- _WHAT IS BEING ASKED_
Reproduce the listing below in full and without alteration, apart from its pictures.

- _DATASET SECTION_
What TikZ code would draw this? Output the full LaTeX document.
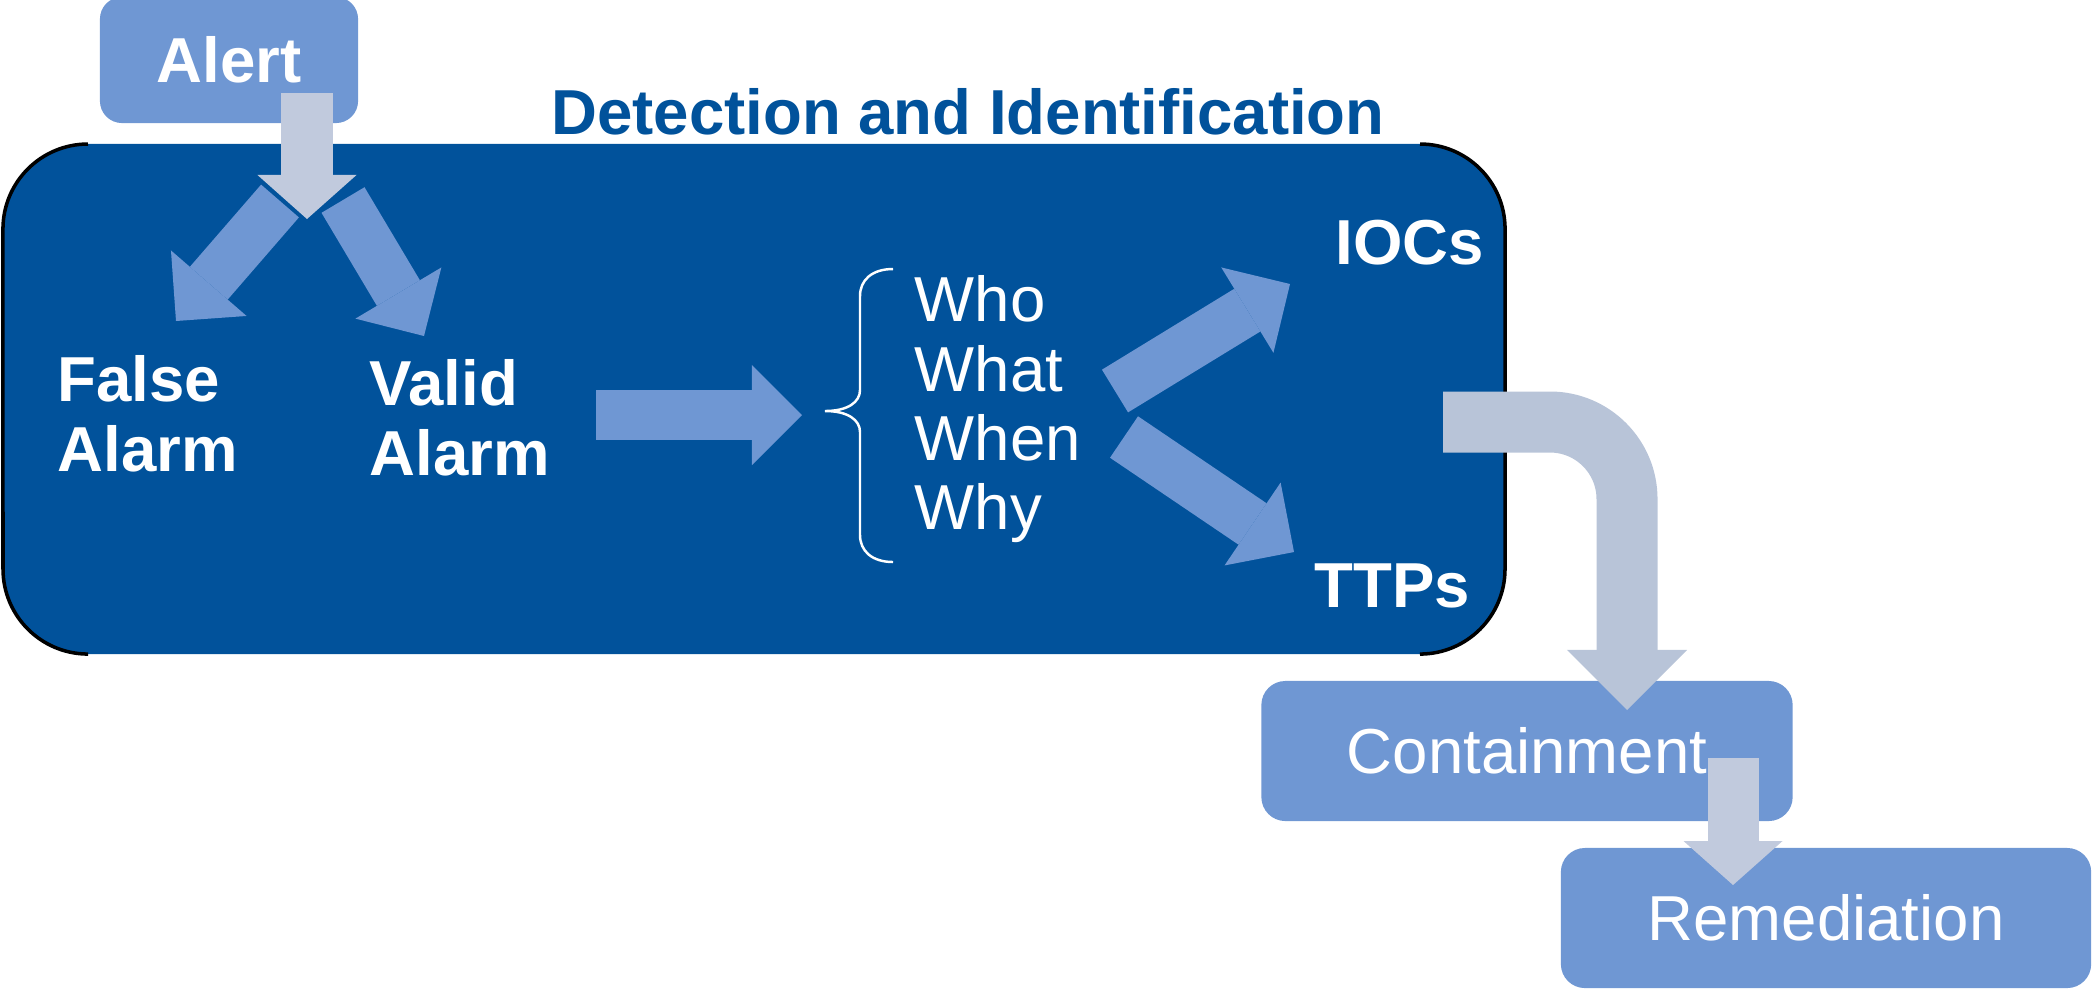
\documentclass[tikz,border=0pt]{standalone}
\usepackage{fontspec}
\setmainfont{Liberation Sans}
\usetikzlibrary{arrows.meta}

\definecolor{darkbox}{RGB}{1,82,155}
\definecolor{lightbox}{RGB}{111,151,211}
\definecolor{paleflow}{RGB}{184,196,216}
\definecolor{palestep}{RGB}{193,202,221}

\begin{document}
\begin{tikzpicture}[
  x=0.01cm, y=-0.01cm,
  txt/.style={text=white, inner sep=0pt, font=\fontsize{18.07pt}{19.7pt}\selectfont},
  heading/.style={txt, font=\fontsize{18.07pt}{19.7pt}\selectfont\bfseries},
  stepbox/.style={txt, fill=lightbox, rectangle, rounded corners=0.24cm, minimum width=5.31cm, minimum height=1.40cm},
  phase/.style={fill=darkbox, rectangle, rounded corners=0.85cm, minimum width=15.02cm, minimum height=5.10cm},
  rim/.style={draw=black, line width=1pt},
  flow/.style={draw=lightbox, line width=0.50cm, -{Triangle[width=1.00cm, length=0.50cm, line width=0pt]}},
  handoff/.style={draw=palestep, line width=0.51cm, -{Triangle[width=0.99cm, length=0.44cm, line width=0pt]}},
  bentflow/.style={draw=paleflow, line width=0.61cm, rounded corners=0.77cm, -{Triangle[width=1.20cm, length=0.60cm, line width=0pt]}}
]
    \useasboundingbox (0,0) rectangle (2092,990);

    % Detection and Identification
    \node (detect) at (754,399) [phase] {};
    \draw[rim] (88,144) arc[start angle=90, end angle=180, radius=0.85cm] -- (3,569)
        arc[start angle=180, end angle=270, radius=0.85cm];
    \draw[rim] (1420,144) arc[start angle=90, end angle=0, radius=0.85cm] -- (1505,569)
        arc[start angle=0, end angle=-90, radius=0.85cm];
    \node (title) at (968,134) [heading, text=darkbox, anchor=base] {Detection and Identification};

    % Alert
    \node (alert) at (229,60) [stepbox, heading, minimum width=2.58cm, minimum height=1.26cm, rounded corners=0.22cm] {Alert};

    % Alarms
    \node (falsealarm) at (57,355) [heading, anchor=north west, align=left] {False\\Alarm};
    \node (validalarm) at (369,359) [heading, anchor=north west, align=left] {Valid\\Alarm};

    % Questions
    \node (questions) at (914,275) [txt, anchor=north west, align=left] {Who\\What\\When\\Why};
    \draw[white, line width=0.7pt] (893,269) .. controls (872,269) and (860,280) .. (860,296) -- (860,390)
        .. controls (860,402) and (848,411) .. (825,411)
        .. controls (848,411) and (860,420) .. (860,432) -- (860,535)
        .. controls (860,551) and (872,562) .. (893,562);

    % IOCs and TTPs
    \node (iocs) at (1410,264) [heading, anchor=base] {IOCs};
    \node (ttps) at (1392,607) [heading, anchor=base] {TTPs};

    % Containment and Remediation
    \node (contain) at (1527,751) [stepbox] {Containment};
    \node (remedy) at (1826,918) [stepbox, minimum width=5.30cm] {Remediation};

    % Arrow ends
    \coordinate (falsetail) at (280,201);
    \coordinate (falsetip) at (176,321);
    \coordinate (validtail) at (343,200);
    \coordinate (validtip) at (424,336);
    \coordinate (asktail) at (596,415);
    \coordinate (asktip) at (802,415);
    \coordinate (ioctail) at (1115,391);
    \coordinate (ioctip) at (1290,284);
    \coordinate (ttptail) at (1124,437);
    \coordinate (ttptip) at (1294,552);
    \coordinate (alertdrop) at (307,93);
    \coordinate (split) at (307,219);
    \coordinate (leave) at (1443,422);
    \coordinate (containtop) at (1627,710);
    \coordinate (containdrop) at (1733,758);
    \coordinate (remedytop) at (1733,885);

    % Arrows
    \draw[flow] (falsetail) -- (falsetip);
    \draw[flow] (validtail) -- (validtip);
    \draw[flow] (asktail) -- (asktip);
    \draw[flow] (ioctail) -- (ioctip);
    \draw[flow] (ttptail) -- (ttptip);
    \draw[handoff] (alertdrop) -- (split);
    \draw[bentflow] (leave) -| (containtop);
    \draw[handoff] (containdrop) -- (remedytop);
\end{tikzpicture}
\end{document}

- _PROBLEM SOLUTION_
What TikZ code would draw this? Output the full LaTeX document.
\documentclass[tikz,border=0pt]{standalone}
\usepackage{fontspec}
\setmainfont{Liberation Sans}
\usetikzlibrary{arrows.meta}

\definecolor{darkbox}{RGB}{1,82,155}
\definecolor{lightbox}{RGB}{111,151,211}
\definecolor{paleflow}{RGB}{184,196,216}
\definecolor{palestep}{RGB}{193,202,221}

\begin{document}
\begin{tikzpicture}[
  x=0.01cm, y=-0.01cm,
  txt/.style={text=white, inner sep=0pt, font=\fontsize{18.07pt}{19.7pt}\selectfont},
  heading/.style={txt, font=\fontsize{18.07pt}{19.7pt}\selectfont\bfseries},
  stepbox/.style={txt, fill=lightbox, rectangle, rounded corners=0.24cm, minimum width=5.31cm, minimum height=1.40cm},
  phase/.style={fill=darkbox, rectangle, rounded corners=0.85cm, minimum width=15.02cm, minimum height=5.10cm},
  rim/.style={draw=black, line width=1pt},
  flow/.style={draw=lightbox, line width=0.50cm, -{Triangle[width=1.00cm, length=0.50cm, line width=0pt]}},
  handoff/.style={draw=palestep, line width=0.51cm, -{Triangle[width=0.99cm, length=0.44cm, line width=0pt]}},
  bentflow/.style={draw=paleflow, line width=0.61cm, rounded corners=0.77cm, -{Triangle[width=1.20cm, length=0.60cm, line width=0pt]}}
]
    \useasboundingbox (0,0) rectangle (2092,990);

    % Detection and Identification
    \node (detect) at (754,399) [phase] {};
    \draw[rim] (88,144) arc[start angle=90, end angle=180, radius=0.85cm] -- (3,569)
        arc[start angle=180, end angle=270, radius=0.85cm];
    \draw[rim] (1420,144) arc[start angle=90, end angle=0, radius=0.85cm] -- (1505,569)
        arc[start angle=0, end angle=-90, radius=0.85cm];
    \node (title) at (968,134) [heading, text=darkbox, anchor=base] {Detection and Identification};

    % Alert
    \node (alert) at (229,60) [stepbox, heading, minimum width=2.58cm, minimum height=1.26cm, rounded corners=0.22cm] {Alert};

    % Alarms
    \node (falsealarm) at (57,355) [heading, anchor=north west, align=left] {False\\Alarm};
    \node (validalarm) at (369,359) [heading, anchor=north west, align=left] {Valid\\Alarm};

    % Questions
    \node (questions) at (914,275) [txt, anchor=north west, align=left] {Who\\What\\When\\Why};
    \draw[white, line width=0.7pt] (893,269) .. controls (872,269) and (860,280) .. (860,296) -- (860,390)
        .. controls (860,402) and (848,411) .. (825,411)
        .. controls (848,411) and (860,420) .. (860,432) -- (860,535)
        .. controls (860,551) and (872,562) .. (893,562);

    % IOCs and TTPs
    \node (iocs) at (1410,264) [heading, anchor=base] {IOCs};
    \node (ttps) at (1392,607) [heading, anchor=base] {TTPs};

    % Containment and Remediation
    \node (contain) at (1527,751) [stepbox] {Containment};
    \node (remedy) at (1826,918) [stepbox, minimum width=5.30cm] {Remediation};

    % Arrow ends
    \coordinate (falsetail) at (280,201);
    \coordinate (falsetip) at (176,321);
    \coordinate (validtail) at (343,200);
    \coordinate (validtip) at (424,336);
    \coordinate (asktail) at (596,415);
    \coordinate (asktip) at (802,415);
    \coordinate (ioctail) at (1115,391);
    \coordinate (ioctip) at (1290,284);
    \coordinate (ttptail) at (1124,437);
    \coordinate (ttptip) at (1294,552);
    \coordinate (alertdrop) at (307,93);
    \coordinate (split) at (307,219);
    \coordinate (leave) at (1443,422);
    \coordinate (containtop) at (1627,710);
    \coordinate (containdrop) at (1733,758);
    \coordinate (remedytop) at (1733,885);

    % Arrows
    \draw[flow] (falsetail) -- (falsetip);
    \draw[flow] (validtail) -- (validtip);
    \draw[flow] (asktail) -- (asktip);
    \draw[flow] (ioctail) -- (ioctip);
    \draw[flow] (ttptail) -- (ttptip);
    \draw[handoff] (alertdrop) -- (split);
    \draw[bentflow] (leave) -| (containtop);
    \draw[handoff] (containdrop) -- (remedytop);
\end{tikzpicture}
\end{document}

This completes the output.